Germany Revisits Its Rich Tradition of Building Things That Make Other Countries Want to Bomb It
From tanks to drones: once again German industry is ramping up war production. This time, solar powered ☀️.
In mid-February 2026, Defense Minister Boris Pistorius and Ukrainian President Volodymyr Zelenskyy visited the Quantum Frontline Industries plant in Gauting. They officially marked the start of production and the handover of the first drones built in Germany for Ukraine as part of the German-Ukrainian joint venture.
Pistorius announced further military cooperation of German company Quantum Systems with Ukrainian partners. One line produces drones. Another produces TerMit unmanned ground vehicles.
The factories and assembly halls are in Germany - Bavaria and further sites in planning. The finished goods go to the Ukrainian armed forces. The bill, as usual, goes to the German taxpayer.
Germany has already committed well over 90 billion euros in various forms of Ukraine support since 2022.
The new arrangement simply moves one step further: instead of shipping finished weapons from existing stocks, Germany is now building the production capacity on its own soil.
German companies receive the contracts.
Ukrainian forces receive the hardware.
The only party that was not asked is the German population.
This is presented as a purely defensive and industrial measure.
In practice it means that production sites, supply chains, and the people working in them are now part of the logistics chain of a war that is being fought with long-range weapons on both sides.
Russia has already made its position clear.
Lists of companies involved in drone production for Ukraine have been published, and German authorities have had to summon the Russian ambassador over direct threats against German firms.
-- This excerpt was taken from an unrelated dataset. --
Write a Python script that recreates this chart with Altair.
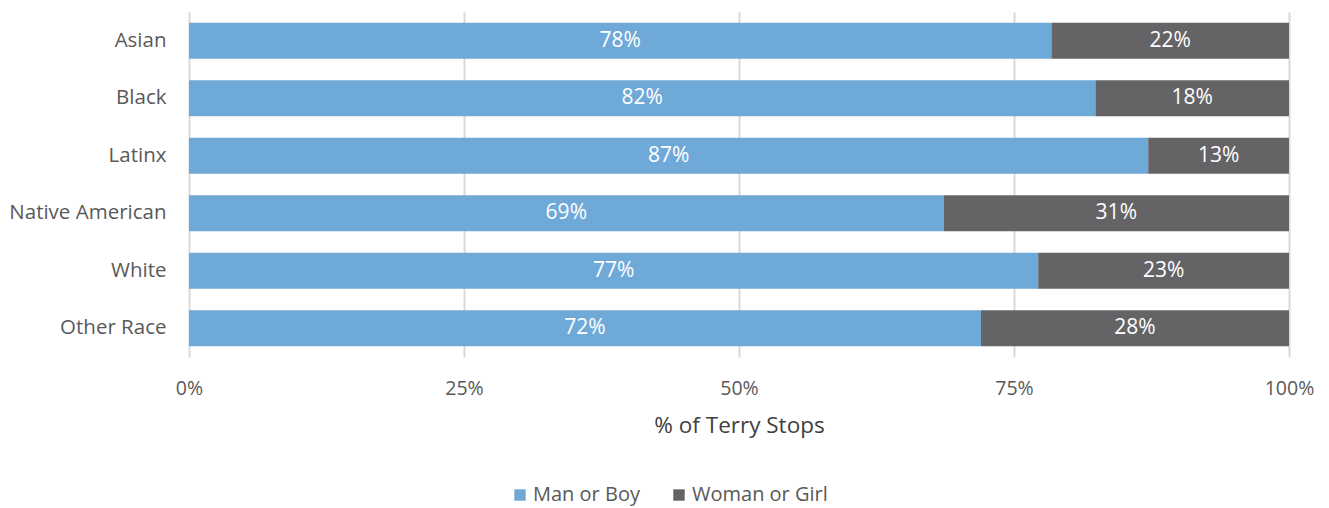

The official response was that Germany will not be intimidated. The practical reality is that a new category of high-value targets now exists inside the country.
For years the official line was that Germany would supply weapons but would not become a party to the conflict.
- Early 2022: "Defensive weapons only," helmets, sanctions.
- 2023–2024: Heavy armor (Leopard tanks), long-range systems (Storm Shadow/SCALP, later ATACMS), training on European soil.
- 2025–2026: Joint production facilities on German soil, drone factories, plans for longer-range systems developed together.
Each step was presented as limited and defensive at the time. Each step normalized the next one. Russia has consistently framed this as NATO/EU countries becoming co-belligerents through logistics, training, intelligence, and now production.
The government has simultaneously been talking about Germany needing to become war-capable again - societally and militarily.
It is an interesting word choice. Becoming war-capable usually implies preparing to defend your own territory. In this case it appears to involve creating new reasons for someone else to attack it.
Whether these facilities will enjoy the same reliable energy supply as the industries that have already left the country remains an open question. In the worst case, Germany’s contribution to the war effort might end up being limited to daytime shifts when solar generation is strong.
No referendum was held on whether German citizens wanted their country to host production facilities for weapons that are actively being used against Russia. No broad public debate preceded the decision to turn German industrial sites into potential objectives.
The usual parliamentary procedures were followed, which in practice means the decision was taken by the same political class that has managed the entire escalation ladder since 2022. The population is expected to accept the costs, the risks, and the occasional "Slava Ukraine!" at the end of official speeches as the price of being on the "right side of history".
Commission President Ursula von der Leyen - with German origins - has been among the most consistent voices pushing for sustained military support, sanctions, and the integration of Ukrainian defense production into European structures.
The EU operates its own large-scale aid instruments, including the Ukraine Facility worth over 50 billion euros, and coordinates joint procurement efforts. While the policy is not supported equally by all member states - Hungary has repeatedly blocked or delayed steps - the European Commission and the core group of Germany, France, Poland and the Baltic states have continued to drive deeper industrial and military cooperation forward.
At the same time, the EU continues to push for Ukraine’s full accession despite the country remaining in active war, operating without elections, and showing persistent corruption problems that have not been resolved.
Normal accession rules require stable democratic institutions, functioning rule of law, and the absence of open conflict. By treating these requirements as flexible, the EU is creating a dangerous precedent.
There is a certain historical symmetry at work.
Germany has form when it comes to large-scale industrial mobilization.
What is harder to dispute is that German territory is now more directly connected to the Ukrainian war effort than at any point since 1945.
In the end it may turn out that the most effective contribution Germany could make to European security was not building more weapons, but remembering why it spent several decades trying very hard not to.